St Luke’s also sponsors special programs during the annual Great American Smokeout in November. These have included addresses by RJ Reynolds Tobacco heir Patrick Reynolds and former Winston Man Dave Gerlitz—the latter went to three schools a day for 5 days, bringing his story to more than 7,000 students. Most recently, the high school students held a mock tobacco trial at the city courthouse that attracted local media and spectators. St Luke’s also has sent students to Columbus to help lobby lawmakers to pass antismoking legislation.

The successes of the smoking cessation programs are measured throughout the year. After the students complete the alternative to suspension program, St Luke’s surveys them at a 1- to 3-month period and on their 1-year anniversary mark. The surveyors have found that 28% of these students self-report that they have quit smoking. More impressive is the quit rate for the TAP program—40%—which is a scientifically measured and validated statistic.

Matthews credits the hospital as key in the success of the antismoking efforts. “The hospital’s philosophy is that we are committed to our community and that follows through to the staff, and our staff is dedicated to the community,” she says. “Our staff really take that out there, and they’re dedicated to improving the community.
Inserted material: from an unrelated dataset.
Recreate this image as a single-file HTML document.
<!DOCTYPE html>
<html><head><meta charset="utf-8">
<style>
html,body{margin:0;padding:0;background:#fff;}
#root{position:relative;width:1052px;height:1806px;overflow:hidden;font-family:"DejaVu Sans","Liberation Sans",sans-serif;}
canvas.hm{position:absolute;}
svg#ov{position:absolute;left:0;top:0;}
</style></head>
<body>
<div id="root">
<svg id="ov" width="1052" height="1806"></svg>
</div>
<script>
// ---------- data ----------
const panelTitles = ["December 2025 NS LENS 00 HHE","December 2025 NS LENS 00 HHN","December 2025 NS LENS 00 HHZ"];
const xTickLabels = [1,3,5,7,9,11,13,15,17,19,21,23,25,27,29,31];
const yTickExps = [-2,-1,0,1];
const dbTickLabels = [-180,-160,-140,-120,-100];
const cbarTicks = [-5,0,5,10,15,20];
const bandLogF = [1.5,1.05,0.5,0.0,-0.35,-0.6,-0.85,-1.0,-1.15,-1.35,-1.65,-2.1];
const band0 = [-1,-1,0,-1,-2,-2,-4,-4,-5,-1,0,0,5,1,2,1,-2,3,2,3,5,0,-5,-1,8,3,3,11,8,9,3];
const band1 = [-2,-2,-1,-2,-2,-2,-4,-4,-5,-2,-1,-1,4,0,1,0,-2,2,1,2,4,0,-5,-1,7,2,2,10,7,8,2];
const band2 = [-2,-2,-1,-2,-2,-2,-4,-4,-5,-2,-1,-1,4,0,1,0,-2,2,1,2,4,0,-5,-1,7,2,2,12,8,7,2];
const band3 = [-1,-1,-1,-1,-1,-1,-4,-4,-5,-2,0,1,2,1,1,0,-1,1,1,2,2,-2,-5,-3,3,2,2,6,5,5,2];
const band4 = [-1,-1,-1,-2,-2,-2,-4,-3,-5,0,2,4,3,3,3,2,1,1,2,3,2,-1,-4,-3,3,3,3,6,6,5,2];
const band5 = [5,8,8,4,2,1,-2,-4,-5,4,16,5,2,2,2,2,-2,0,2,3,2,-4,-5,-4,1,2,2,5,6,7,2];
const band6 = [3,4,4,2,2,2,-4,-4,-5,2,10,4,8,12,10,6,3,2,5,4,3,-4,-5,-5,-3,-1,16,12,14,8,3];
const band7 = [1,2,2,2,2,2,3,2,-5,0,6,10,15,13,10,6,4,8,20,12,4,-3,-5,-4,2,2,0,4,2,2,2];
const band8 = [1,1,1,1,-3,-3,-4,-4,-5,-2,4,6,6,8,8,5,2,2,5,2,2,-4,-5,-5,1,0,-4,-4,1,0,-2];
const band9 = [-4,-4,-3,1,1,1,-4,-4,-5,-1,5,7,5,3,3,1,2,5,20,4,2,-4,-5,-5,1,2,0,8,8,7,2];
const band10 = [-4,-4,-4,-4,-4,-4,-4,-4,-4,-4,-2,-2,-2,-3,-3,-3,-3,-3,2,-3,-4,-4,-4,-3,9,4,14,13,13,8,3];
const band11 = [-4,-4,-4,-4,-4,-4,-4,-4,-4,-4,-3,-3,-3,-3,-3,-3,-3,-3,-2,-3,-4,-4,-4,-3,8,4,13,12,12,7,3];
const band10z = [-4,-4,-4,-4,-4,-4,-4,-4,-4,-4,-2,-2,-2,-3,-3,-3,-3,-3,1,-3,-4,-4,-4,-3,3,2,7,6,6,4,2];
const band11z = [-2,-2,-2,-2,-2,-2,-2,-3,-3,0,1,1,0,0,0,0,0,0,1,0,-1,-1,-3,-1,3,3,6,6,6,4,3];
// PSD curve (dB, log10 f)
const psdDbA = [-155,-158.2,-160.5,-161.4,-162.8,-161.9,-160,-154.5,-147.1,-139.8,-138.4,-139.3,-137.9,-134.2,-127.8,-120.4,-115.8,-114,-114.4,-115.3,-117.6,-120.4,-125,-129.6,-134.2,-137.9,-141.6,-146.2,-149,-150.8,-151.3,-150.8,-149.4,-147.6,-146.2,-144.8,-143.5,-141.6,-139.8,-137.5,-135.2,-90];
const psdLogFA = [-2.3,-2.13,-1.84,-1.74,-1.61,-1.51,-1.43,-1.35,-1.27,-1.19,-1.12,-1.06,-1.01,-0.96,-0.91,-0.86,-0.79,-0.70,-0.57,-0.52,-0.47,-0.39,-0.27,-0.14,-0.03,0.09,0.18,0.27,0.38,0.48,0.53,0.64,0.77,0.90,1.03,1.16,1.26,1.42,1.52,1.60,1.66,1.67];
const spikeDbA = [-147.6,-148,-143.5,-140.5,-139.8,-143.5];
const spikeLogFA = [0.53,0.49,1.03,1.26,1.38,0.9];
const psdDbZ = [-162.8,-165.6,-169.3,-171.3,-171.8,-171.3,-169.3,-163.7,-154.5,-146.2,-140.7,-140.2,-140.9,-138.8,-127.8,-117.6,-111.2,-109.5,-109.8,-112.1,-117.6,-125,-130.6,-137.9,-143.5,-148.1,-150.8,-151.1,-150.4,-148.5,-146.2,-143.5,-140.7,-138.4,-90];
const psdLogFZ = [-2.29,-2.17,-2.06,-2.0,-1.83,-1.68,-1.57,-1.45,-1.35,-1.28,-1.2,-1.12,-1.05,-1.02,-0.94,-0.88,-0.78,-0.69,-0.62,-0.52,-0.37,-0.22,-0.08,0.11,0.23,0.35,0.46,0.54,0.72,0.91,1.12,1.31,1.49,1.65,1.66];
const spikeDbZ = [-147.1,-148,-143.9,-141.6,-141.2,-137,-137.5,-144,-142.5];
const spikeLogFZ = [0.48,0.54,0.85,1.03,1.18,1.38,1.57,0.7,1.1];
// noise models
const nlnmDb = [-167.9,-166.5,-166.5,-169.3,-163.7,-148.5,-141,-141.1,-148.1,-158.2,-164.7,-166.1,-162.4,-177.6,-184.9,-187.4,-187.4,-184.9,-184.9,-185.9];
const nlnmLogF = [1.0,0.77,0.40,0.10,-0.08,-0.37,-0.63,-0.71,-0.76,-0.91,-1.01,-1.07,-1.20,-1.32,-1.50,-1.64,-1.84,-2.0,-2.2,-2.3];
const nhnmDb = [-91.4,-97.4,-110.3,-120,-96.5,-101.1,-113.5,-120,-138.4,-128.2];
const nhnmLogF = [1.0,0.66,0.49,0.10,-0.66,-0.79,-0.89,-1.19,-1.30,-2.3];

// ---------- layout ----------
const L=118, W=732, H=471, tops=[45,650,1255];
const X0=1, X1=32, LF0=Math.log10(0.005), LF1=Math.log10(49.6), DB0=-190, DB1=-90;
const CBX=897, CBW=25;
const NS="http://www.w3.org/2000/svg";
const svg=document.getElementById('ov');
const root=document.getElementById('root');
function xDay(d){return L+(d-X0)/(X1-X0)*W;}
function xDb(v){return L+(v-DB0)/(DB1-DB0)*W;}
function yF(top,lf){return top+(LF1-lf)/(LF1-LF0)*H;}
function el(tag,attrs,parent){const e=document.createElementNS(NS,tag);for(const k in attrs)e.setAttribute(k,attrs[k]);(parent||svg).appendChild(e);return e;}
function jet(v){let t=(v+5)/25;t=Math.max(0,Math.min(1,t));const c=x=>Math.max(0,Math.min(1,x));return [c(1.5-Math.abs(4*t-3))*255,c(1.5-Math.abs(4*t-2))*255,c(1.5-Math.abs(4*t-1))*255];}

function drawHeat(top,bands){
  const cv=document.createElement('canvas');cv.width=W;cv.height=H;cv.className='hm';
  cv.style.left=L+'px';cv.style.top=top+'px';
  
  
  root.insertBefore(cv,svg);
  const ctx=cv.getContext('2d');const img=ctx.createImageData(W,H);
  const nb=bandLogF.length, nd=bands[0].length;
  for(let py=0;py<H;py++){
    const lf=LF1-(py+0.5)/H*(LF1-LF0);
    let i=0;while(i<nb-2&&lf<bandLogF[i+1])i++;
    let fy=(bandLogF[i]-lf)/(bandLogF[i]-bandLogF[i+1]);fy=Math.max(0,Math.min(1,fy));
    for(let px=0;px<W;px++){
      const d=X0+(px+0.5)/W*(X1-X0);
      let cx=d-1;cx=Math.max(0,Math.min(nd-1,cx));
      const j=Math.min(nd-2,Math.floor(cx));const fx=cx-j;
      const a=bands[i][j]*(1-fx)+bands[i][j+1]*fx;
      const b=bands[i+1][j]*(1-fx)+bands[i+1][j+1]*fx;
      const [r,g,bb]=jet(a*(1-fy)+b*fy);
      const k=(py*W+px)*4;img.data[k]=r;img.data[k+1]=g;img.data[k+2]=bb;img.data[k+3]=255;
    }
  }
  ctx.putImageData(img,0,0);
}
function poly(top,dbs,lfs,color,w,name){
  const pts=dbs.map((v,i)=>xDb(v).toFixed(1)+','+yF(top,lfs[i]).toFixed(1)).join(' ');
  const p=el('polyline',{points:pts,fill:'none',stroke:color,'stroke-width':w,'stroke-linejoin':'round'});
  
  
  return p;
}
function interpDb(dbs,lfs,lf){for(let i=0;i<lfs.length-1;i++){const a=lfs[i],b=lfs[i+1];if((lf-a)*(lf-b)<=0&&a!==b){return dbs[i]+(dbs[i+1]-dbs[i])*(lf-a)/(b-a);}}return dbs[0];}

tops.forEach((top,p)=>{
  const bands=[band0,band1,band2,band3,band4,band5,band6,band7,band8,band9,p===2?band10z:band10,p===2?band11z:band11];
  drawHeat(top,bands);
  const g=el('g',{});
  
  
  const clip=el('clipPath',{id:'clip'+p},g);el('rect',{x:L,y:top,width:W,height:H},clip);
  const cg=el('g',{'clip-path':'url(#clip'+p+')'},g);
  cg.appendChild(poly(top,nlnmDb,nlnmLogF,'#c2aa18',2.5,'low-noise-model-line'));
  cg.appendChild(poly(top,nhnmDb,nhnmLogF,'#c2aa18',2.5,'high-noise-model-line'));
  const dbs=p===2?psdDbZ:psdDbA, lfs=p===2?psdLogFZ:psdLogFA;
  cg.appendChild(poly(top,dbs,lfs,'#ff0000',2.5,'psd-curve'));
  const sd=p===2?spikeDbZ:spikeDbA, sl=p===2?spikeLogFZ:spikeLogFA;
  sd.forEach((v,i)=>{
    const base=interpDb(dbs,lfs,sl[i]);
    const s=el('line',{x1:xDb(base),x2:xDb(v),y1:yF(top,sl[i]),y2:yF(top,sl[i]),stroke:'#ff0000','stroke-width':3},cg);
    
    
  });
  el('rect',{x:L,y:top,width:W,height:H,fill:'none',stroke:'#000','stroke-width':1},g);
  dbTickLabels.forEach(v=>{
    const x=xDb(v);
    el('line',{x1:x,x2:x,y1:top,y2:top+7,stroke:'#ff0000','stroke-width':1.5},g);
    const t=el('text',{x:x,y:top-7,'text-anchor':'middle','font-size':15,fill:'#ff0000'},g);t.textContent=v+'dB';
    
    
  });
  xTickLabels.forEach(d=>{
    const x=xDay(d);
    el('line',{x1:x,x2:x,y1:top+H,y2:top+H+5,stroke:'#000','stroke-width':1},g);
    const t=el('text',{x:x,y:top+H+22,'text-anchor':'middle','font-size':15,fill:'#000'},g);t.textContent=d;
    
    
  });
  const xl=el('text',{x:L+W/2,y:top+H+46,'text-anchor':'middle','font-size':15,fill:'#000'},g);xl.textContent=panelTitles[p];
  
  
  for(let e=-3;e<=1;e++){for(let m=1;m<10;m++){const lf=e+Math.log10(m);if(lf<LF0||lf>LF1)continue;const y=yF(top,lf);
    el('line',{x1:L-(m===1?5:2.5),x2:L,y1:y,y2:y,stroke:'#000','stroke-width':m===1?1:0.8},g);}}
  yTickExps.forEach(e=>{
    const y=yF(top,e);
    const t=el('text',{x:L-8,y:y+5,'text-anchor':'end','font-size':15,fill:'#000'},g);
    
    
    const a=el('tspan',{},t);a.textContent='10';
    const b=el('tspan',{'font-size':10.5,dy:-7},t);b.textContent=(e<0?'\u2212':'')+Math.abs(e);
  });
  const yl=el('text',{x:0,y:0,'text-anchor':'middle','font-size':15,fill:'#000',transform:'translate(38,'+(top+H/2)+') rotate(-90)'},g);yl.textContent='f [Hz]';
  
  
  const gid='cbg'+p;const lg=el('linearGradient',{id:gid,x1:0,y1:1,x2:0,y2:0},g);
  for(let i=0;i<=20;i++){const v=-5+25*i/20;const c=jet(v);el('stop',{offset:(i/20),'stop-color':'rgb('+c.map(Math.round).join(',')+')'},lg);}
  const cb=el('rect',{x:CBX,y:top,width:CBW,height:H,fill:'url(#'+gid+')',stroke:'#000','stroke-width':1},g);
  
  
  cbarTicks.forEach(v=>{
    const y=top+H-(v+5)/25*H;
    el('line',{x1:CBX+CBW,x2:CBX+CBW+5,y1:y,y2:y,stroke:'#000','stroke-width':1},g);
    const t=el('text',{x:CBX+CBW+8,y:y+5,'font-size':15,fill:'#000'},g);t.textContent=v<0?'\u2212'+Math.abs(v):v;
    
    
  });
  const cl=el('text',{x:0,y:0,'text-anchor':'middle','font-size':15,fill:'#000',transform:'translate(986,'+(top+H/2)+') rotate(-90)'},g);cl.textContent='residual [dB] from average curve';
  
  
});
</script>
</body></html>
I think the community understands that and appreciates that.”

Perhaps the most remarkable aspect of the growing Don’t Be a Nico-Teen program is that St Luke’s does no direct marketing of it. “We’ve done a nice job, I think, in getting the local TV stations to support the program,” says Dave Dewey, vice president of information and marketing services. “Being a system geared toward the schools, and that’s really the referral source, it can be successful without advertising. We’ve picked up a lot of good, positive word of mouth just because the local media has recognized that it’s a good program. It’s doing good work. [And] it’s our longer-term perspective. St Luke’s is going to be here 10, 15, 20 years from now, so if we provide a community education program that is very positive to someone, in 10 years when they need something done, they might say, ‘You know I might try St Luke’s.’ ”

The most important marketing tool at Dewey’s disposal is the staff, who, reflecting the friendly community-focused tradition of the hospital, spread the message in an enthusiastic, positive manner. “Any time I can get a community member involved with one of our staff, they sell St Luke’s just because of the job they do,” says Dewey. “And I think that’s probably the best advertisement, word of mouth.”

With all the program’s success and support, challenges remain. “The schools have different needs and goals than we do,” says Matthews. “They want to educate their students. They want them to graduate. They want them to pass their proficiency tests. We want them to make healthy lifestyle choices. Not that [the schools] don’t want them to, but that’s not their primary goal. We need to go in there and make sure that they understand how we can help them accomplish their goals.” According to Matthews, tobacco can lead to the use of other drugs, and can impair concentration, subverting the school’s goals in addition to negatively affecting the health of the student. Recent studies have shown that about 90% of smokers get hooked as teenagers.

Every summer, the Don’t Be a Nico-Teen program is reevaluated, and elements are added, such as t-shirts or new logos. But new ideas are implemented only if something has stopped working. “Basically, it will change if it needs to change,” says Matthews.

The constant reinvigoration of Don’t Be a Nico-Teen is necessary, she notes, citing organizations such as Mothers Against Drunk Driving (MADD) that have been less active in recent years and have seen their gains erode. “I think it’s like all the other drugs—they’re always going to be there,” she says. “It’s going to have to be a continual fight.”

C.A. Wolski is a contributing writer for RT magazine.